The home sometimes receives 1,500 to 2,000 pounds of food in a single delivery, ensuring enough food for every resident.

However, even with those donations, Saint Francis Home still needs help. There is a staff to pay, food to prepare, assistance to provide, shelter to give and an array of activities to keep residents well-nourished in body, mind and spirit. Some activities include arts and crafts; yoga; brain games; and outings to movie theatres, museums, and sporting events.

“Given the nature of our mission, fundraising is a continual focus for us,” said Slough.

Despite the low cost of living and heightened donations, Saint Francis Home still opens each month at a deficit. It is always looking for more donations and volunteers. It’s about more than food. It’s about family.

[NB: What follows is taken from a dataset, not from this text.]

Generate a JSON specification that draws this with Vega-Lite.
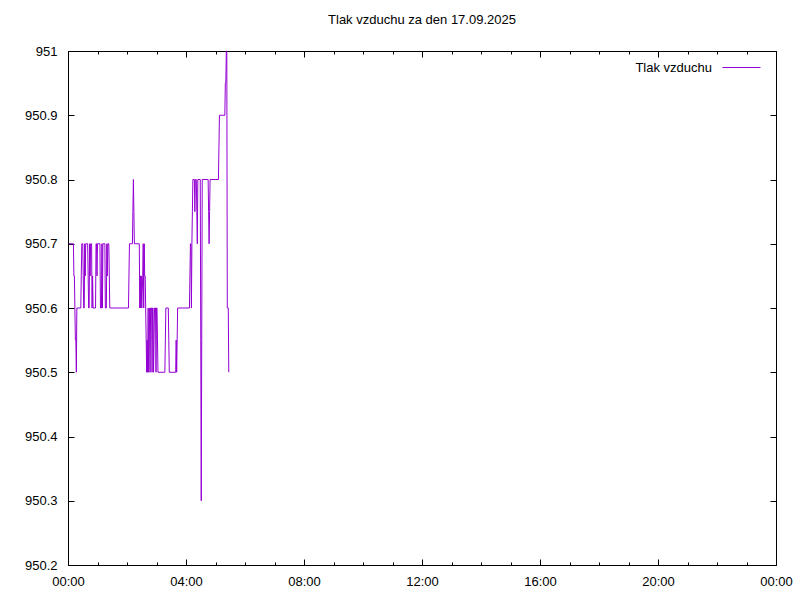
{
  "$schema": "https://vega.github.io/schema/vega-lite/v6.json",
  "width": 708,
  "height": 514,
  "autosize": {"type": "none"},
  "padding": {"left": 68, "top": 51, "right": 24, "bottom": 35},
  "background": "white",
  "title": {"text": "Tlak vzduchu za den 17.09.2025", "font": "Liberation Sans", "fontSize": 13, "fontWeight": "normal", "color": "black", "anchor": "middle", "offset": 18},
  "config": {
    "view": {"stroke": "black", "strokeWidth": 1},
    "axis": {"labelFont": "Liberation Sans", "labelFontSize": 13, "labelColor": "black", "tickColor": "black", "tickWidth": 1, "grid": false, "domain": false, "title": null}
  },
  "data": {"values": [
    {"min": 2, "tlak": 950.7}, {"min": 11, "tlak": 950.7}, {"min": 12, "tlak": 950.65}, {"min": 13, "tlak": 950.65}, {"min": 14, "tlak": 950.6}, {"min": 15, "tlak": 950.55}, {"min": 16, "tlak": 950.55}, {"min": 17, "tlak": 950.5}, {"min": 18, "tlak": 950.6}, {"min": 26, "tlak": 950.6}, {"min": 27, "tlak": 950.65}, {"min": 28, "tlak": 950.7}, {"min": 30, "tlak": 950.7}, {"min": 31, "tlak": 950.65}, {"min": 32, "tlak": 950.6}, {"min": 33, "tlak": 950.6}, {"min": 34, "tlak": 950.7}, {"min": 35, "tlak": 950.65}, {"min": 36, "tlak": 950.7}, {"min": 40, "tlak": 950.7}, {"min": 41, "tlak": 950.65}, {"min": 42, "tlak": 950.6}, {"min": 43, "tlak": 950.6}, {"min": 44, "tlak": 950.7}, {"min": 45, "tlak": 950.65}, {"min": 46, "tlak": 950.7}, {"min": 48, "tlak": 950.7}, {"min": 49, "tlak": 950.6}, {"min": 50, "tlak": 950.65}, {"min": 51, "tlak": 950.6}, {"min": 56, "tlak": 950.6}, {"min": 57, "tlak": 950.7}, {"min": 58, "tlak": 950.7}, {"min": 59, "tlak": 950.65}, {"min": 60, "tlak": 950.7}, {"min": 65, "tlak": 950.7}, {"min": 66, "tlak": 950.6}, {"min": 68, "tlak": 950.6}, {"min": 69, "tlak": 950.7}, {"min": 70, "tlak": 950.6}, {"min": 71, "tlak": 950.7}, {"min": 75, "tlak": 950.7}, {"min": 76, "tlak": 950.6}, {"min": 78, "tlak": 950.6}, {"min": 79, "tlak": 950.7}, {"min": 80, "tlak": 950.65}, {"min": 81, "tlak": 950.7}, {"min": 83, "tlak": 950.7}, {"min": 84, "tlak": 950.65}, {"min": 85, "tlak": 950.6}, {"min": 87, "tlak": 950.6}, {"min": 123, "tlak": 950.6}, {"min": 124, "tlak": 950.65}, {"min": 125, "tlak": 950.7}, {"min": 131, "tlak": 950.7}, {"min": 132, "tlak": 950.75}, {"min": 133, "tlak": 950.8}, {"min": 134, "tlak": 950.75}, {"min": 135, "tlak": 950.7}, {"min": 145, "tlak": 950.7}, {"min": 146, "tlak": 950.6}, {"min": 147, "tlak": 950.65}, {"min": 148, "tlak": 950.6}, {"min": 149, "tlak": 950.65}, {"min": 150, "tlak": 950.6}, {"min": 152, "tlak": 950.65}, {"min": 153, "tlak": 950.7}, {"min": 154, "tlak": 950.6}, {"min": 155, "tlak": 950.7}, {"min": 156, "tlak": 950.65}, {"min": 157, "tlak": 950.65}, {"min": 158, "tlak": 950.6}, {"min": 159, "tlak": 950.55}, {"min": 160, "tlak": 950.5}, {"min": 161, "tlak": 950.55}, {"min": 162, "tlak": 950.5}, {"min": 163, "tlak": 950.6}, {"min": 164, "tlak": 950.5}, {"min": 165, "tlak": 950.55}, {"min": 166, "tlak": 950.6}, {"min": 167, "tlak": 950.5}, {"min": 168, "tlak": 950.6}, {"min": 170, "tlak": 950.6}, {"min": 171, "tlak": 950.5}, {"min": 172, "tlak": 950.6}, {"min": 173, "tlak": 950.6}, {"min": 174, "tlak": 950.5}, {"min": 175, "tlak": 950.55}, {"min": 176, "tlak": 950.6}, {"min": 178, "tlak": 950.6}, {"min": 179, "tlak": 950.5}, {"min": 180, "tlak": 950.6}, {"min": 181, "tlak": 950.6}, {"min": 182, "tlak": 950.55}, {"min": 183, "tlak": 950.5}, {"min": 197, "tlak": 950.5}, {"min": 198, "tlak": 950.55}, {"min": 199, "tlak": 950.6}, {"min": 204, "tlak": 950.6}, {"min": 205, "tlak": 950.55}, {"min": 206, "tlak": 950.5}, {"min": 219, "tlak": 950.5}, {"min": 220, "tlak": 950.55}, {"min": 221, "tlak": 950.5}, {"min": 222, "tlak": 950.55}, {"min": 223, "tlak": 950.6}, {"min": 247, "tlak": 950.6}, {"min": 248, "tlak": 950.65}, {"min": 249, "tlak": 950.7}, {"min": 250, "tlak": 950.7}, {"min": 251, "tlak": 950.6}, {"min": 252, "tlak": 950.7}, {"min": 253, "tlak": 950.75}, {"min": 254, "tlak": 950.8}, {"min": 257, "tlak": 950.8}, {"min": 258, "tlak": 950.75}, {"min": 259, "tlak": 950.8}, {"min": 261, "tlak": 950.8}, {"min": 262, "tlak": 950.75}, {"min": 263, "tlak": 950.7}, {"min": 264, "tlak": 950.8}, {"min": 269, "tlak": 950.8}, {"min": 270, "tlak": 950.55}, {"min": 271, "tlak": 950.3}, {"min": 272, "tlak": 950.55}, {"min": 273, "tlak": 950.8}, {"min": 285, "tlak": 950.8}, {"min": 286, "tlak": 950.75}, {"min": 287, "tlak": 950.7}, {"min": 288, "tlak": 950.75}, {"min": 289, "tlak": 950.8}, {"min": 306, "tlak": 950.8}, {"min": 307, "tlak": 950.85}, {"min": 308, "tlak": 950.9}, {"min": 319, "tlak": 950.9}, {"min": 320, "tlak": 950.95}, {"min": 321, "tlak": 950.95}, {"min": 322, "tlak": 951}, {"min": 323, "tlak": 951}, {"min": 324, "tlak": 950.6}, {"min": 326, "tlak": 950.6}, {"min": 327, "tlak": 950.5}
  ]},
  "layer": [
    {
      "mark": {"type": "line", "strokeWidth": 1, "interpolate": "linear"},
      "encoding": {
        "x": {"field": "min", "type": "quantitative", "scale": {"domain": [0, 1440], "nice": false, "zero": false},
          "axis": {"orient": "bottom", "values": [0, 240, 480, 720, 960, 1200, 1440], "labelExpr": "(datum.value % 1440 < 600 ? '0' : '') + ((datum.value % 1440) / 60) + ':00'", "ticks": false, "labelPadding": 10, "labelFlush": false, "labelOverlap": false}},
        "y": {"field": "tlak", "type": "quantitative", "scale": {"domain": [950.2, 951], "nice": false, "zero": false},
          "axis": {"orient": "left", "values": [950.2, 950.3, 950.4, 950.5, 950.6, 950.7, 950.8, 950.9, 951], "labelExpr": "'' + round(datum.value * 10) / 10", "ticks": false, "labelPadding": 11, "labelFlush": false, "labelOverlap": false}},
        "color": {"datum": "Tlak vzduchu", "type": "nominal", "scale": {"range": ["#9400D3"]},
          "legend": {"orient": "none", "legendX": 654, "legendY": -3, "title": null, "padding": 0, "symbolType": "stroke", "symbolSize": 1444, "symbolStrokeWidth": 1, "labelFont": "Liberation Sans", "labelFontSize": 13, "labelColor": "black", "labelAlign": "right", "labelOffset": -49}}
      }
    },
    {
      "mark": {"type": "point", "opacity": 0},
      "encoding": {
        "x": {"field": "min", "type": "quantitative", "axis": {"orient": "bottom", "values": [0,60,120,180,240,300,360,420,480,540,600,660,720,780,840,900,960,1020,1080,1140,1200,1260,1320,1380,1440], "tickSize": -3, "labels": false}},
        "y": {"field": "tlak", "type": "quantitative", "axis": {"orient": "left", "values": [950.2, 950.3, 950.4, 950.5, 950.6, 950.7, 950.8, 950.9, 951], "tickSize": -6, "labels": false}}
      }
    },
    {
      "mark": {"type": "point", "opacity": 0},
      "encoding": {
        "x": {"field": "min", "type": "quantitative", "axis": {"orient": "bottom", "values": [0, 240, 480, 720, 960, 1200, 1440], "tickSize": -6, "labels": false}},
        "y": {"field": "tlak", "type": "quantitative", "axis": {"orient": "right", "values": [950.2, 950.3, 950.4, 950.5, 950.6, 950.7, 950.8, 950.9, 951], "tickSize": -6, "labels": false}}
      }
    },
    {
      "mark": {"type": "point", "opacity": 0},
      "encoding": {
        "x": {"field": "min", "type": "quantitative", "axis": {"orient": "top", "values": [0,60,120,180,240,300,360,420,480,540,600,660,720,780,840,900,960,1020,1080,1140,1200,1260,1320,1380,1440], "tickSize": -3, "labels": false}},
        "y": {"field": "tlak", "type": "quantitative", "axis": null}
      }
    },
    {
      "mark": {"type": "point", "opacity": 0},
      "encoding": {
        "x": {"field": "min", "type": "quantitative", "axis": {"orient": "top", "values": [0, 240, 480, 720, 960, 1200, 1440], "tickSize": -6, "labels": false}},
        "y": {"field": "tlak", "type": "quantitative", "axis": null}
      }
    }
  ],
  "resolve": {"axis": {"x": "independent", "y": "independent"}}
}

“For myself and my food service team, this is not just a job, but our home also,” said Harris, “We do the job because we believe in the mission of Saint Francis Home.”

Embrey echoed this sentiment, inviting people to visit.

“We have an amazing staff and provide unparalleled care for our residents. Seeing is believing,” she said.

Slough added, “Saint Francis Home may be Richmond’s best kept secret. But all it takes is one visit to see the awesome work that is being done.”